IcyPole: using Bluetooth to sample other people's music collections
If you've been waiting for yet another clever use for Bluetooth that'll require a virtually unattainable critical mass before it'll be truly useful, you're in luck. There's a new software application for Bluetooth-enabled cellphones and PDAs called IcyPole which is supposed to alert you whenever somebody else with music you might be interested in is in the general vicinity. That is, assuming they also have a Bluetooth-enabled cellphone or PDA with IcyPole running on it, which is going to be a dicey prospect even under the likeliest of circumstances.
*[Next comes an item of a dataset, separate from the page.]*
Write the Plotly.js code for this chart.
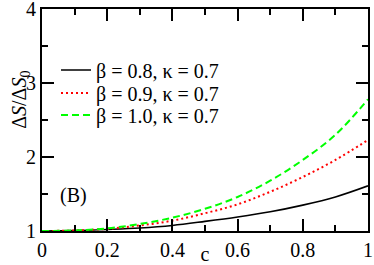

We're not opposed to music lovers using wireless technologies to find each other or sample each other's collections while out in public, but it's just that very few people walk around with MP3s on their cellphones (this is still a few years away from being commonplace)
and even fewer people are likely to have IcyPole installed. The only way we'd really see something like this working would be if Apple put Bluetooth or WiFi into the iPod, and then built-in the necessary software for people to browse other people's collections (there are already a few proof-of-concept applications out there that do this).
Anyway, there seems to be this problem with people coming up with clever applications for Bluetooth faster than the general public (most of whom have never even heard of Bluetooth) can take advantage of them. And it doesn't help that getting two Bluetooth gadgets to actually work together is still way more of a headache than it needs to be—something which positions Bluetooth to be the 21st century equivalent of programming a VCR.